Great book, highly recommended.


1. THE PRINCE By Niccolò Machiavelli

I went into this one expecting it to be difficult, because of its rich content and its being linguistically challenging (the translation I have is an archaic one) so I decided to use an audiobook to help me navigate through, and that was a big mistake. There was no audio version of my edition anywhere on LibriVox so I settled for a different one thinking it wouldn’t be a big deal. After spending the first half of this book in discord, not knowing whether to read or listen, I thought, fuck it, it can’t be that hard. I’ll grab my dictionary and read like an adult. Ironically though, I was happy the chapters were brief.

In this one, Machiavelli lays out instructions on how to be a successful (not necessarily a good) leader. Politics 101. A politician’s handbook.

Politics and history are two points which I consider to be my weakest -I’d chalk that up to where I come, and also my own laziness- and you can’t have one without the other. However, it wasn’t lost on me how much these rules and policies are still relevant now -although some of them may be as archaic as the book itself. It’s interesting and quite appalling that this has founded so much of our modern, and political philosophy, and even sociology.
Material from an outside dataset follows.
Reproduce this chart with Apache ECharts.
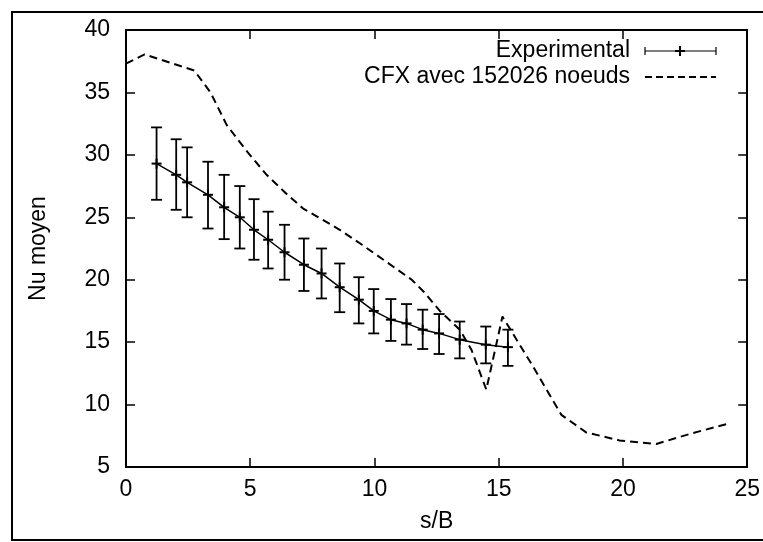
<!DOCTYPE html>
<html>
<head>
<meta charset="utf-8">
<script src="https://cdn.jsdelivr.net/npm/echarts@6/dist/echarts.min.js"></script>
<style>
html,body{margin:0;padding:0;background:#fff;}
#chart{width:763px;height:542px;}
</style>
</head>
<body>
<div id="chart"></div>
<script>
// ---- data ----
const sExp = [1.23, 2.02, 2.46, 3.30, 3.95, 4.58, 5.15, 5.72, 6.38, 7.16, 7.87, 8.60, 9.37, 9.97, 10.66, 11.29, 11.94, 12.60, 13.43, 14.48, 15.37];
const nuExp = [29.3, 28.4, 27.8, 26.8, 25.8, 25.0, 24.0, 23.2, 22.2, 21.2, 20.5, 19.4, 18.4, 17.5, 16.8, 16.5, 16.0, 15.7, 15.2, 14.8, 14.6];
const nuLow = [26.4, 25.6, 25.0, 24.1, 23.25, 22.5, 21.6, 20.9, 20.0, 19.1, 18.5, 17.4, 16.5, 15.7, 15.1, 14.8, 14.45, 14.05, 13.7, 13.3, 13.1];
const nuHigh = [32.2, 31.25, 30.6, 29.45, 28.4, 27.5, 26.45, 25.45, 24.4, 23.3, 22.5, 21.3, 20.2, 19.25, 18.45, 18.05, 17.6, 17.25, 16.65, 16.25, 16.0];

const sCfx = [0, 0.75, 2.75, 3.4, 4.05, 4.9, 5.66, 6.5, 7.13, 8.6, 9.5, 10.5, 11.5, 12.0, 12.63, 13.43, 13.9, 14.5, 15.15, 16.38, 17.52, 18.52, 19.86, 21.34, 22.81, 24.22];
const nuCfx = [37.3, 38.05, 36.75, 35.0, 32.4, 30.2, 28.4, 26.8, 25.7, 24.0, 22.8, 21.4, 20.0, 19.0, 17.5, 16.0, 14.4, 11.2, 17.05, 13.05, 9.18, 7.77, 7.13, 6.84, 7.72, 8.46];

const xTicks = [0, 5, 10, 15, 20, 25];
const yTicks = [5, 10, 15, 20, 25, 30, 35, 40];

const labelExp = 'Experimental';
const labelCfx = 'CFX avec 152026 noeuds';
const xName = 's/B';
const yName = 'Nu moyen';

// ---- build ----
const FONT = 'Liberation Sans, Arial, sans-serif';
const FS = 23;
const expData = sExp.map((s, i) => [s, nuExp[i], nuLow[i], nuHigh[i]]);
const expLine = sExp.map((s, i) => [s, nuExp[i]]);
const cfxLine = sCfx.map((s, i) => [s, nuCfx[i]]);

const axisCommon = {
  axisLine: { show: true, onZero: false, lineStyle: { color: '#000', width: 2 } },
  axisTick: { show: true, inside: true, length: 9, lineStyle: { color: '#000', width: 1.5 } },
  splitLine: { show: false }
};

const chart = echarts.init(document.getElementById('chart'), null, { renderer: 'canvas' });
chart.setOption({
  animation: false,
  backgroundColor: '#fff',
  textStyle: { fontFamily: FONT },
  grid: { left: 126, right: 15, top: 30, bottom: 75, containLabel: false },
  xAxis: [
    Object.assign({}, axisCommon, {
      type: 'value', position: 'bottom', min: xTicks[0], max: xTicks[xTicks.length - 1], interval: 5,
      axisLabel: { color: '#000', fontSize: FS, fontFamily: FONT, margin: 11 },
      name: xName, nameLocation: 'middle', nameGap: 43,
      nameTextStyle: { color: '#000', fontSize: FS, fontFamily: FONT }
    }),
    Object.assign({}, axisCommon, {
      type: 'value', position: 'top', min: xTicks[0], max: xTicks[xTicks.length - 1], interval: 5,
      axisLabel: { show: false }
    })
  ],
  yAxis: [
    Object.assign({}, axisCommon, {
      type: 'value', position: 'left', min: yTicks[0], max: yTicks[yTicks.length - 1], interval: 5,
      axisLabel: { color: '#000', fontSize: FS, fontFamily: FONT, margin: 16 },
      name: yName, nameLocation: 'middle', nameGap: 76, nameRotate: 90,
      nameTextStyle: { color: '#000', fontSize: FS, fontFamily: FONT }
    }),
    Object.assign({}, axisCommon, {
      type: 'value', position: 'right', min: yTicks[0], max: yTicks[yTicks.length - 1], interval: 5,
      axisLabel: { show: false }
    })
  ],
  series: [
    {
      type: 'line', name: labelCfx, data: cfxLine, xAxisIndex: 0, yAxisIndex: 0,
      symbol: 'none', smooth: false,
      lineStyle: { color: '#000', width: 2, type: [8, 5] }
    },
    {
      type: 'line', name: labelExp, data: expLine, xAxisIndex: 0, yAxisIndex: 0,
      symbol: 'none', smooth: false,
      lineStyle: { color: '#000', width: 1.5 }
    },
    {
      type: 'custom', name: labelExp + ' err', data: expData, xAxisIndex: 0, yAxisIndex: 0,
      renderItem: function (params, api) {
        const x = api.value(0);
        const p = api.coord([x, api.value(1)]);
        const lo = api.coord([x, api.value(2)]);
        const hi = api.coord([x, api.value(3)]);
        const cw = 5.5, pw = 5;
        const st = { stroke: '#000', lineWidth: 1.8 };
        return {
          type: 'group',
          children: [
            { type: 'line', shape: { x1: lo[0], y1: lo[1], x2: hi[0], y2: hi[1] }, style: st },
            { type: 'line', shape: { x1: lo[0] - cw, y1: lo[1], x2: lo[0] + cw, y2: lo[1] }, style: st },
            { type: 'line', shape: { x1: hi[0] - cw, y1: hi[1], x2: hi[0] + cw, y2: hi[1] }, style: st },
            { type: 'line', shape: { x1: p[0] - pw, y1: p[1], x2: p[0] + pw, y2: p[1] }, style: { stroke: '#000', lineWidth: 2 } },
            { type: 'line', shape: { x1: p[0], y1: p[1] - pw, x2: p[0], y2: p[1] + pw }, style: { stroke: '#000', lineWidth: 2 } }
          ]
        };
      }
    }
  ],
  graphic: [
    { type: 'rect', shape: { x: 12, y: 12, width: 800, height: 528 }, style: { fill: 'none', stroke: '#000', lineWidth: 2 }, silent: true },
    // legend
    { type: 'text', x: 630, y: 51, style: { text: labelExp, font: FS + 'px ' + FONT, fill: '#000', align: 'right', verticalAlign: 'middle' } },
    { type: 'text', x: 630, y: 77, style: { text: labelCfx, font: FS + 'px ' + FONT, fill: '#000', align: 'right', verticalAlign: 'middle' } },
    { type: 'line', shape: { x1: 645, y1: 51, x2: 716, y2: 51 }, style: { stroke: '#000', lineWidth: 1.2 } },
    { type: 'line', shape: { x1: 645, y1: 47, x2: 645, y2: 55 }, style: { stroke: '#000', lineWidth: 1.2 } },
    { type: 'line', shape: { x1: 716, y1: 47, x2: 716, y2: 55 }, style: { stroke: '#000', lineWidth: 1.2 } },
    { type: 'line', shape: { x1: 675, y1: 51, x2: 685, y2: 51 }, style: { stroke: '#000', lineWidth: 2 } },
    { type: 'line', shape: { x1: 680, y1: 46, x2: 680, y2: 56 }, style: { stroke: '#000', lineWidth: 2 } },
    { type: 'line', shape: { x1: 645, y1: 77, x2: 716, y2: 77 }, style: { stroke: '#000', lineWidth: 2, lineDash: [7, 4] } }
  ]
});
</script>
</body>
</html>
The most important point that I have taken out of this is that being a ruler (or “principality” as he calls it) is a dirty game. And in order to win, you have to be dirty yourself. No matter how despicable the means and how devious your plans, it’s all a small price to pay. Pretty much Machiavellianism.

I didn’t think I would, but I actually enjoyed this book. It was kind of like a peek backstage, behind the curtains, seeing all the dirty work. Not going to comment on prose and construction because it’d be both superfluous and presumptuous; it’s a fucking classic.